Make a log file directory: You might choose to just log in /var/log but I want quick access to the log files.

mkdir ~/minicom 

Find your device:

dmesg | grep tty

If your cable uses an RS-232 chip such as some usb to mini usb console cables, your tty device will likely be on ttyACM* and not ttyUSB*

Create the minicom configuration file using nano. Adapt the capitalised parts to fit your needs, baudrate may be set incorrectly if you get quirky characters or no output. You may create as many as you need along with the desktop shortcuts. just change the identifier.

nano ~/.minirc.IDENTIFIER

pu port            /dev/ttyDEVICE
pu baudrate        9600
pu rtscts          No
pu logfname        /home/USER/minicom/IDENTIFIER.log

Create a desktop shortcut.

nano ~/Desktop/IDENTIFIER.desktop

[Desktop Entry]
Encoding=UTF-8 
Name=Minicom IDENTIFIER
Comment=Something relevant to your connection/device name maybe
Exec=minicom IDENTIFIER -C/home/USER/minicom/IDENTIFIER.log
Terminal=1
Type=Application

Make it executable

chmod +x ~/Desktop/IDENTIFIER.desktop

That's it now test the connection, double click your new shortcut.

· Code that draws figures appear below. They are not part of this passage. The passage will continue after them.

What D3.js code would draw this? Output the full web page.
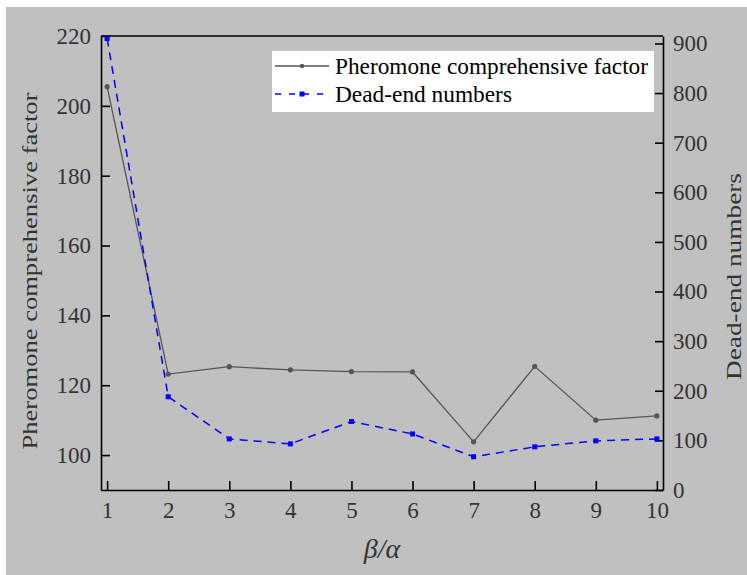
<!DOCTYPE html>
<html>
<head>
<meta charset="utf-8">
<script src="https://cdn.jsdelivr.net/npm/d3@7"></script>
<style>
  html, body { margin: 0; padding: 0; background: #ffffff; }
  svg { display: block; }
</style>
</head>
<body>
<svg id="chart" width="747" height="575"></svg>
<script>
// Ratio beta/alpha on the x axis
const ratios = [1, 2, 3, 4, 5, 6, 7, 8, 9, 10];
// Pheromone comprehensive factor (left axis)
const pheromoneFactor = [205.5, 123.2, 125.3, 124.4, 123.9, 123.8, 103.8, 125.4, 110.0, 111.2];
// Dead-end numbers (right axis)
const deadEnds = [910, 188, 103, 93, 138, 113, 67, 87, 99, 103];
// Tick labels
const leftTicks = [100, 120, 140, 160, 180, 200, 220];
const rightTicks = [0, 100, 200, 300, 400, 500, 600, 700, 800, 900];
const seriesNames = ["Pheromone comprehensive factor", "Dead-end numbers"];

const SERIF = '"Liberation Serif", "Times New Roman", Times, serif';

const svg = d3.select("#chart");
const plot = { left: 101, right: 663, top: 36, bottom: 490 };

// grey figure background
svg.append("rect")
  .attr("x", 6).attr("y", 7)
  .attr("width", 747 - 6).attr("height", 575 - 7)
  .attr("fill", "#c0c0c0");

const x = d3.scaleLinear().domain([0.9, 10.1]).range([plot.left, plot.right]);
const yL = d3.scaleLinear().domain([90, 220]).range([plot.bottom, plot.top]);
const yR = d3.scaleLinear().domain([0, 915]).range([plot.bottom, plot.top]);

function styleAxis(g) {
  g.attr("font-family", null).attr("font-size", null);
  g.selectAll("path.domain").attr("stroke", "#000").attr("stroke-width", 1.6);
  g.selectAll(".tick line").attr("stroke", "#000").attr("stroke-width", 1.6);
  g.selectAll(".tick text")
    .attr("fill", "#333")
    .style("font-size", "23px");
}

// axes with inward ticks
svg.append("g")
  .attr("transform", `translate(0,${plot.bottom})`)
  .call(d3.axisBottom(x).tickValues(ratios).tickFormat(d3.format("d"))
    .tickSizeInner(-9).tickSizeOuter(0).tickPadding(12))
  .call(styleAxis);

svg.append("g")
  .attr("transform", `translate(${plot.left},0)`)
  .call(d3.axisLeft(yL).tickValues(leftTicks).tickFormat(d3.format("d"))
    .tickSizeInner(-9).tickSizeOuter(0).tickPadding(10))
  .call(styleAxis);

svg.append("g")
  .attr("transform", `translate(${plot.right},0)`)
  .call(d3.axisRight(yR).tickValues(rightTicks).tickFormat(d3.format("d"))
    .tickSizeInner(-8).tickSizeOuter(0).tickPadding(10))
  .call(styleAxis);

// top frame line
svg.append("line")
  .attr("x1", plot.left).attr("x2", plot.right)
  .attr("y1", plot.top).attr("y2", plot.top)
  .attr("stroke", "#000").attr("stroke-width", 1.6);

// pheromone factor series
const linePher = d3.line().x((d, i) => x(ratios[i])).y(d => yL(d));
svg.append("path")
  .datum(pheromoneFactor)
  .attr("d", linePher)
  .attr("fill", "none")
  .attr("stroke", "#555")
  .attr("stroke-width", 1.3);
svg.append("g").selectAll("circle")
  .data(pheromoneFactor)
  .join("circle")
  .attr("cx", (d, i) => x(ratios[i]))
  .attr("cy", d => yL(d))
  .attr("r", 2.6)
  .attr("fill", "#555");

// dead-end series
const lineDead = d3.line().x((d, i) => x(ratios[i])).y(d => yR(d));
svg.append("path")
  .datum(deadEnds)
  .attr("d", lineDead)
  .attr("fill", "none")
  .attr("stroke", "#0000ff")
  .attr("stroke-width", 1.5)
  .attr("stroke-dasharray", "8,6");
svg.append("g").selectAll("rect")
  .data(deadEnds)
  .join("rect")
  .attr("x", (d, i) => x(ratios[i]) - 2.5)
  .attr("y", d => yR(d) - 2.5)
  .attr("width", 5).attr("height", 5)
  .attr("fill", "#0000ff");

// legend
const legend = svg.append("g");
legend.append("rect")
  .attr("x", 272).attr("y", 51)
  .attr("width", 382).attr("height", 61)
  .attr("fill", "#ffffff");
legend.append("line")
  .attr("x1", 275).attr("x2", 329).attr("y1", 66).attr("y2", 66)
  .attr("stroke", "#555").attr("stroke-width", 1.3);
legend.append("circle").attr("cx", 302).attr("cy", 66).attr("r", 2.2).attr("fill", "#555");
legend.append("line")
  .attr("x1", 275).attr("x2", 329).attr("y1", 94).attr("y2", 94)
  .attr("stroke", "#0000ff").attr("stroke-width", 1.5)
  .attr("stroke-dasharray", "6,8");
legend.append("rect").attr("x", 299.5).attr("y", 91.5).attr("width", 5).attr("height", 5).attr("fill", "#0000ff");
legend.append("text")
  .attr("x", 335).attr("y", 74)
  .attr("textLength", 313).attr("lengthAdjust", "spacingAndGlyphs")
  .style("font-size", "22.5px").attr("fill", "#000")
  .text(seriesNames[0]);
legend.append("text")
  .attr("x", 335).attr("y", 102)
  .attr("textLength", 177).attr("lengthAdjust", "spacingAndGlyphs")
  .style("font-size", "22.5px").attr("fill", "#000")
  .text(seriesNames[1]);

// axis titles
svg.append("text")
  .attr("transform", "translate(37,271) rotate(-90)")
  .attr("text-anchor", "middle")
  .attr("textLength", 357).attr("lengthAdjust", "spacingAndGlyphs")
  .style("font-size", "22px").attr("fill", "#333")
  .text(seriesNames[0]);
svg.append("text")
  .attr("transform", "translate(741,276.5) rotate(-90)")
  .attr("text-anchor", "middle")
  .attr("textLength", 207).attr("lengthAdjust", "spacingAndGlyphs")
  .style("font-size", "22px").attr("fill", "#333")
  .text(seriesNames[1]);
svg.append("text")
  .attr("x", 382).attr("y", 558)
  .attr("text-anchor", "middle")
  .style("font-size", "28px").style("font-style", "italic").attr("fill", "#333")
  .text("β/α");

// serif face for every label
svg.selectAll("text").style("font-family", SERIF);
</script>
</body>
</html>
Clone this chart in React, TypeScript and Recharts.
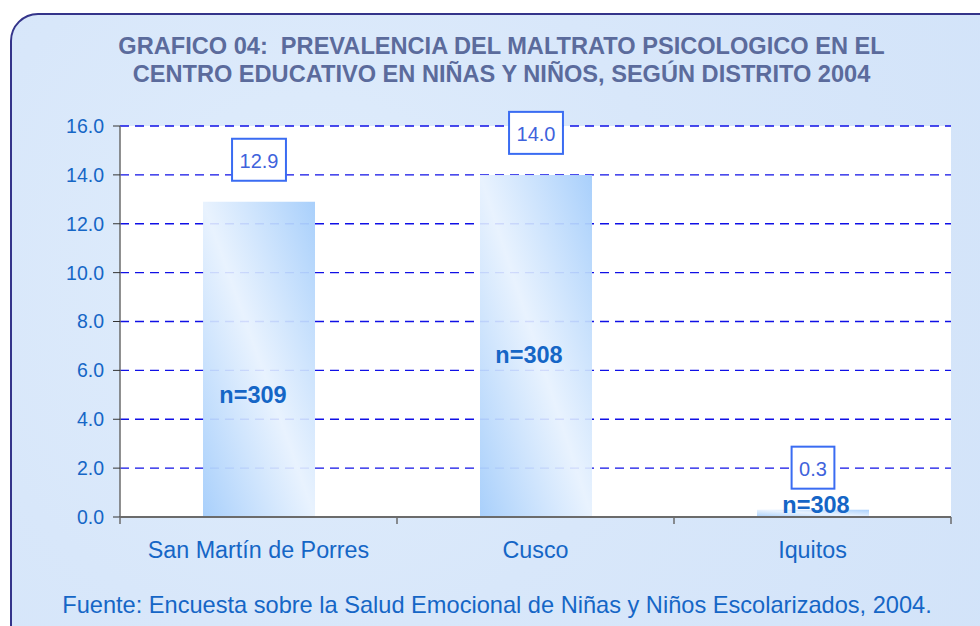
import { BarChart, Bar, XAxis, YAxis, CartesianGrid, LabelList } from 'recharts';

const distritos = ['San Martín de Porres', 'Cusco', 'Iquitos'];
const prevalencia = [12.9, 14.0, 0.3];
const muestra = ['n=309', 'n=308', 'n=308'];
const yTicks = [0, 2, 4, 6, 8, 10, 12, 14, 16];

const data = distritos.map((d, i) => ({ distrito: d, valor: prevalencia[i], n: muestra[i] }));

const W = 980;
const H = 626;
const M = { top: 126, right: 29, bottom: 64, left: 60 };
const Y_W = 60;
const X_H = 45;
const PLOT_W = W - M.left - M.right - Y_W;
const BAND = PLOT_W / distritos.length;

const BLUE_TEXT = '#1566c6';
const FONT = 'Arial, "Liberation Sans", sans-serif';

// where the n= label sits, in px above the bar bottom, plus a small x nudge
const nLift = [122, 162, 12];
const nDx = [-6, -7, 3];

const XTick = (props: any) => {
  const { x, y, payload, index } = props;
  const left = x - BAND / 2;
  return (
    <g>
      <line x1={left} x2={left} y1={517} y2={524} stroke="#6b6b6b" strokeWidth={1.5} />
      {index === distritos.length - 1 && (
        <line x1={x + BAND / 2} x2={x + BAND / 2} y1={517} y2={524} stroke="#6b6b6b" strokeWidth={1.5} />
      )}
      <text x={x} y={y + 33} textAnchor="middle" fill={BLUE_TEXT} fontSize={23.3} fontFamily={FONT}>
        {payload.value}
      </text>
    </g>
  );
};

const ValueBox = (props: any) => {
  const { x, y, width, value } = props;
  const label = Number(value).toFixed(1);
  const tw = (label.length - 1) * 11.1 + 5.6 + 15;
  const cx = x + width / 2;
  const cy = y - 42;
  return (
    <g>
      <rect x={cx - tw / 2} y={cy - 21} width={tw} height={42} fill="#fff" stroke="#3a6cf2" strokeWidth={2} />
      <text x={cx} y={cy + 1} textAnchor="middle" dominantBaseline="central" fill="#3f63dc" fontSize={20} fontFamily={FONT}>
        {label}
      </text>
    </g>
  );
};

const NLabel = (props: any) => {
  const { x, y, width, height, value, index } = props;
  const bottom = y + height;
  return (
    <text
      x={x + width / 2 + nDx[index]}
      y={bottom - nLift[index]}
      textAnchor="middle"
      dominantBaseline="central"
      fill={BLUE_TEXT}
      fontSize={23.5}
      fontWeight="bold"
      fontFamily={FONT}
    >
      {value}
    </text>
  );
};

export default function App() {
  return (
    <div style={{ position: 'absolute', left: 0, top: 0, width: W, height: H, overflow: 'hidden', background: '#fff' }}>
      <div
        style={{
          position: 'absolute',
          left: 10,
          top: 13,
          width: 1000,
          height: 660,
          borderRadius: 28,
          border: '2px solid #34348a',
          background: 'radial-gradient(circle at 30% 40%, #e0edfc 0%, #d8e7fa 45%, #d2e3f9 100%)',
          boxSizing: 'border-box',
        }}
      />
      <div
        style={{
          position: 'absolute',
          left: 0,
          width: 1003,
          top: 32,
          textAlign: 'center',
          fontFamily: FONT,
          fontWeight: 'bold',
          fontSize: 23.6,
          lineHeight: '28px',
          color: '#5b6b9c',
          whiteSpace: 'pre',
        }}
      >
        {'GRAFICO 04:  PREVALENCIA DEL MALTRATO PSICOLOGICO EN EL\nCENTRO EDUCATIVO EN NIÑAS Y NIÑOS, SEGÚN DISTRITO 2004'}
      </div>
      <div style={{ position: 'absolute', left: 0, top: 0 }}>
        <BarChart width={W} height={H} data={data} margin={M} barCategoryGap="30%">
          <defs>
            <linearGradient id="barFill" x1="1" y1="0" x2="0" y2="1">
              <stop offset="0%" stopColor="#a4cdfb" stopOpacity={0.95} />
              <stop offset="50%" stopColor="#e6f1fe" stopOpacity={0.9} />
              <stop offset="100%" stopColor="#a4cdfb" stopOpacity={0.95} />
            </linearGradient>
          </defs>
          <CartesianGrid vertical={false} fill="#ffffff" stroke="#1010e6" strokeDasharray="9 6" strokeWidth={1.4} />
          <XAxis
            dataKey="distrito"
            height={X_H}
            tickLine={false}
            axisLine={{ stroke: '#6b6b6b', strokeWidth: 2 }}
            tick={<XTick />}
            interval={0}
          />
          <YAxis
            width={Y_W}
            domain={[0, 16]}
            ticks={yTicks}
            interval={0}
            tickFormatter={(v: number) => v.toFixed(1)}
            tickSize={7}
            tickMargin={9}
            axisLine={{ stroke: '#6b6b6b', strokeWidth: 1.5 }}
            tickLine={{ stroke: '#333' }}
            tick={{ fill: BLUE_TEXT, fontSize: 19.5, fontFamily: FONT }}
          />
          <Bar dataKey="valor" fill="url(#barFill)" barSize={112} isAnimationActive={false}>
            <LabelList dataKey="valor" content={<ValueBox />} />
            <LabelList dataKey="n" content={<NLabel />} />
          </Bar>
        </BarChart>
      </div>
      <div
        style={{
          position: 'absolute',
          left: 0,
          width: 994,
          top: 592,
          textAlign: 'center',
          fontFamily: FONT,
          fontSize: 23.6,
          color: BLUE_TEXT,
        }}
      >
        Fuente: Encuesta sobre la Salud Emocional de Niñas y Niños Escolarizados, 2004.
      </div>
    </div>
  );
}
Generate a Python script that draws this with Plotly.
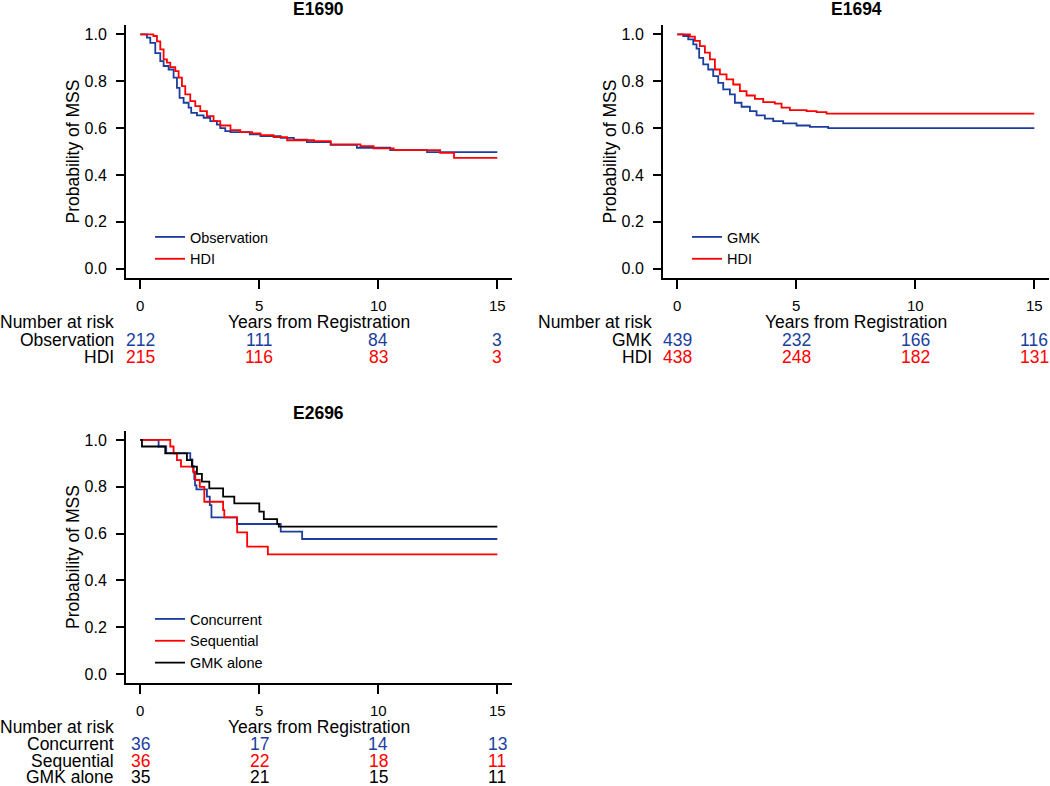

A note about the IDENTIFIER part, it can be anything. a router or switch model, a device name or type. Do what suits you but maybe use hyphens instead of spaces, I've not tested that but i would imagine they would cause issues such as only getting the name before the first space or worse, attempting to load multiple minicom.identifier files.

Once you have created your first connection, open another terminal:

tail -fn25 ~/minicom/IDENTIFIER.log

Because you have set minicom to capture output, by tailing the log/capture file you can scroll back as far as you need should you be running things with lengthy output, It can be useful for configuration files in routers/switches for example which can be thousands of lines long. Just scroll to the part you are working on in the tailed file to use as a reference while you make changes in minicom, the tail terminal will still collect data but will not automatically jump back to the new line as minicom does when you star to type.

If somebody more shell savvy than myself would like to add to this to make a shell script that accepts the required parameters for setting up a new connection profile,logs etc I wouldn't be too upset about it :)

As an aside, I wanted to add a command prior to minicom running in the shortcut to apply a title to the terminal window using the identifier, I could not get this to work in Ubuntu 20.04 at the time of this posting.